Besides a rather obligatory nod to the traditional notion that the purpose of the Navy’s existence is the protection of America, he asserts that equally important is using the Navy’s resources to “soothe the anguish of those less-fortunate.” How it is possible to both protect one’s country and simultaneously serve those less-fortunate (eg: citizens who are the victim of a natural disaster) is never explained. Conveniently, to those who hold self-sacrifice as the moral ideal – as something only the most courageous, driven, and legendary can live up to – this is not bothersome. The idea that neither goal can be reached if both are sought is not a question they consider. To them, what is important is not the achievement of any goal, but only it’s intention. To a person with this mindset, so long as the intention was self-sacrificial the results are unimportant. If America is still not safe after years of fighting half-hearted wars, and if many more “less-fortunates” have suffered than would have had they been told in no uncertain terms that they are responsible for protecting themselves from natural disasters and that they had better get to it, these results are acceptable.
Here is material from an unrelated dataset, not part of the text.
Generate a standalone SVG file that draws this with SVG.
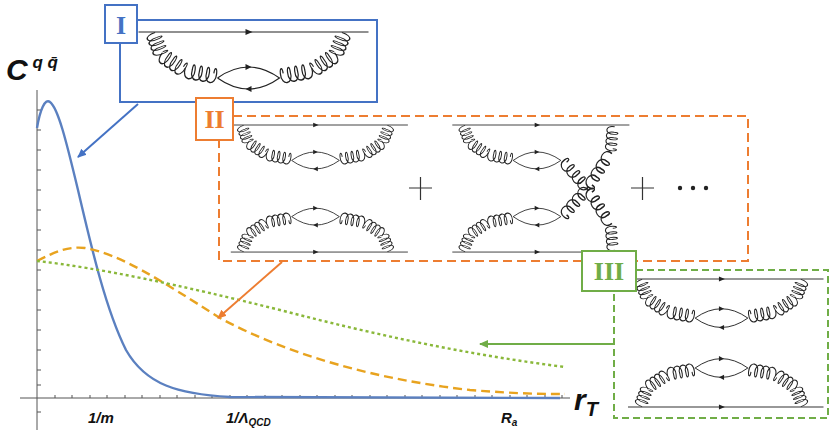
<svg xmlns="http://www.w3.org/2000/svg" xmlns:xlink="http://www.w3.org/1999/xlink" width="830" height="434" viewBox="0 0 830 434">
<style>
.fl{fill:none;stroke:#222;stroke-width:1.1}
.ax{stroke:#555;stroke-width:1;fill:none}
.lbl{font-family:"Liberation Sans",Arial,sans-serif;font-weight:bold;font-style:italic;fill:#111}
.rom{font-family:"Liberation Serif","Times New Roman",serif;font-weight:bold;font-size:26px;text-anchor:middle}
</style>
<defs>
<path id="coil" class="fl" d="M0,-3 c-1.5,10 10,10 9,0 c-0.4,-5 -2.8,-5 -2.5,0 c-1.5,10 10,10 9,0 c-0.4,-5 -2.8,-5 -2.5,0 c-1.5,10 10,10 9,0 c-0.4,-5 -2.8,-5 -2.5,0 c-1.5,10 10,10 9,0 c-0.4,-5 -2.8,-5 -2.5,0"/>
<g id="leftG">
<use xlink:href="#coil" transform="translate(-97,2) rotate(68.2) scale(0.79,1.3)"/>
<use xlink:href="#coil" transform="translate(-88.2,24) rotate(33.6) scale(0.97,1.3)"/>
<use xlink:href="#coil" transform="translate(-64,40.1) rotate(10.1) scale(1.12,1.3)"/>
</g>
<g id="gpair"><use xlink:href="#leftG"/><use xlink:href="#leftG" transform="scale(-1,1)"/></g>
<g id="bub">
<path class="fl" d="M-31,46 Q0,24 31,46 Q0,68 -31,46"/>
<path d="M3,35 l-6,-3 v6z" fill="#222"/>
<path d="M-3,57 l6,-3 v6z" fill="#222"/>
</g>
<g id="qline"><path class="fl" d="M-110,0 H120"/><path d="M4,0 l-7,-3 v6z" fill="#222"/></g>
<g id="xg">
<use xlink:href="#coil" transform="translate(97,2) rotate(95) scale(1.1,1.3)"/>
<use xlink:href="#coil" transform="translate(94,35) rotate(122.5) scale(1.86,1.3)"/>
<use xlink:href="#coil" transform="translate(64,82) rotate(131.6) scale(1.65,1.3)"/>
</g>
<marker id="mb" markerWidth="10" markerHeight="10" refX="8" refY="5" orient="auto" markerUnits="userSpaceOnUse"><path d="M0,1 L9,5 L0,9z" fill="#4472C4"/></marker>
<marker id="mo" markerWidth="10" markerHeight="10" refX="8" refY="5" orient="auto" markerUnits="userSpaceOnUse"><path d="M0,1 L9,5 L0,9z" fill="#ED7D31"/></marker>
<marker id="mg" markerWidth="10" markerHeight="10" refX="8" refY="5" orient="auto" markerUnits="userSpaceOnUse"><path d="M0,1 L9,5 L0,9z" fill="#70AD47"/></marker>
</defs>
<rect width="830" height="434" fill="#fff"/>

<g id="axes">
<path class="ax" d="M37,90 V430 M20,398 H570"/>
<path class="ax" d="M37,110 h4 M37,130 h4 M37,150 h4 M37,170 h4 M37,190 h4 M37,210 h4 M37,230 h4 M37,250 h4 M37,270 h4 M37,290 h4 M37,310 h4 M37,330 h4 M37,350 h4 M37,370 h4 M37,385 h4 M37,412 h4"/>
<path class="ax" d="M55,398 v-3 M72,398 v-3 M90,398 v-3 M107,398 v-3 M125,398 v-3 M142,398 v-3 M160,398 v-3 M177,398 v-3 M195,398 v-3 M212,398 v-3 M230,398 v-3 M247,398 v-3 M265,398 v-3 M282,398 v-3 M300,398 v-3 M317,398 v-3 M335,398 v-3 M352,398 v-3 M370,398 v-3 M387,398 v-3 M405,398 v-3 M422,398 v-3 M440,398 v-3 M457,398 v-3 M475,398 v-3 M492,398 v-3 M510,398 v-3 M527,398 v-3 M545,398 v-3 M562,398 v-3"/>
<text class="lbl" x="88" y="423" font-size="15">1/m</text>
<text class="lbl" x="226" y="423" font-size="15">1/Λ<tspan font-size="10" dy="3">QCD</tspan></text>
<text class="lbl" x="501" y="423" font-size="15">R<tspan font-size="10" dy="3">a</tspan></text>
<text class="lbl" x="574" y="410" font-size="30">r<tspan font-size="20" dy="6">T</tspan></text>
<text class="lbl" x="6" y="80" font-size="30">C<tspan font-size="17" dy="-12"> q q̄</tspan></text>
</g>

<g id="curves">
<path fill="none" stroke="#5B80C0" stroke-width="2.4" d="M37,128 C40,110 45,98 50,102 C58,108 66,140 78,190 C92,250 106,310 126,350 C146,385 178,394 230,397 L560,398"/>
<path fill="none" stroke="#E8A31F" stroke-width="2.4" stroke-dasharray="9,5" d="M37,261 C55,252 68,246 85,248 C120,254 160,280 220,318 C290,356 380,380 470,390 C520,394 545,394 565,394"/>
<path fill="none" stroke="#8AB83A" stroke-width="2.4" stroke-dasharray="3,3" d="M37,261 C100,268 180,285 280,310 C380,336 470,355 565,367"/>
</g>

<g id="connectors" stroke-width="2" fill="none">
<path d="M138,104 L78,157" stroke="#4472C4" marker-end="url(#mb)"/>
<path d="M282,262 L218,318" stroke="#ED7D31" marker-end="url(#mo)"/>
<path d="M614,344 L480,344" stroke="#70AD47" marker-end="url(#mg)"/>
</g>

<g id="nodeI">
<rect x="120" y="20" width="257" height="82" fill="#fff" stroke="#4472C4" stroke-width="2"/>
<g transform="translate(248.5,32)">
<use xlink:href="#qline"/><use xlink:href="#gpair"/><use xlink:href="#bub"/>
</g>
<rect x="105" y="5" width="32" height="38" fill="#fff" stroke="#4472C4" stroke-width="2"/>
<text class="rom" x="121" y="34" fill="#4472C4">I</text>
</g>

<g id="nodeII">
<rect x="219" y="116" width="529" height="145" fill="#fff" stroke="#ED7D31" stroke-width="2" stroke-dasharray="9,5"/>
<g transform="translate(315.5,125) scale(0.77)">
<use xlink:href="#qline"/><use xlink:href="#gpair"/><use xlink:href="#bub"/>
<use xlink:href="#qline" transform="translate(0,165)"/>
<use xlink:href="#gpair" transform="translate(0,165) scale(1,-1)"/>
<use xlink:href="#bub" transform="translate(0,73)"/>
</g>
<g transform="translate(537,125) scale(0.77)">
<use xlink:href="#qline"/><use xlink:href="#leftG"/><use xlink:href="#bub"/>
<use xlink:href="#qline" transform="translate(0,165)"/>
<use xlink:href="#leftG" transform="translate(0,165) scale(1,-1)"/>
<use xlink:href="#bub" transform="translate(0,73)"/>
<use xlink:href="#xg"/>
<use xlink:href="#xg" transform="translate(0,165) scale(1,-1)"/>
</g>
<path d="M409,188 h23 M420.5,177 v23 M631,188 h23 M642.5,177 v23" stroke="#333" stroke-width="1.2"/>
<circle cx="680" cy="188" r="2.2" fill="#222"/><circle cx="693" cy="188" r="2.2" fill="#222"/><circle cx="706" cy="188" r="2.2" fill="#222"/>
<rect x="196" y="98" width="37" height="42" fill="#fff" stroke="#ED7D31" stroke-width="2"/>
<text class="rom" x="214.5" y="128" fill="#ED7D31">II</text>
</g>

<g id="nodeIII">
<rect x="614" y="270" width="214" height="148" fill="#fff" stroke="#70AD47" stroke-width="2" stroke-dasharray="7,4"/>
<g transform="translate(721.5,279) scale(0.85)">
<use xlink:href="#qline"/><use xlink:href="#gpair"/><use xlink:href="#bub"/>
<use xlink:href="#qline" transform="translate(0,150.6)"/>
<use xlink:href="#gpair" transform="translate(0,150.6) scale(1,-1)"/>
<use xlink:href="#bub" transform="translate(0,58.7)"/>
</g>
<rect x="582" y="251" width="54" height="40" fill="#fff" stroke="#70AD47" stroke-width="2"/>
<text class="rom" x="609" y="280" fill="#70AD47">III</text>
</g>
</svg>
The commercial ends with it’s most blatant bald assertion; which also happens to be obscene and chilling: the unveiling of the Navy’s new slogan “A Global Force for Good.” It is honest in it’s intention, no doubt, but it is a complete perversion of the Navy’s true purpose. If one is feeling generous, it could be interpreted as simply a superficial observation of the fact that the Navy, when acting properly, is, incidentally, a global force for good, but given everything preceding it in the commercial, one cannot be generous. This slogan is clearly, unambiguously the capstone of a new, changed military culture which – like contemporary American culture at large – regards self-sacrifice and recognition by others as at least equally, if not more, deserving of fighting and risking death for than self-interest and independently-held personal pride are.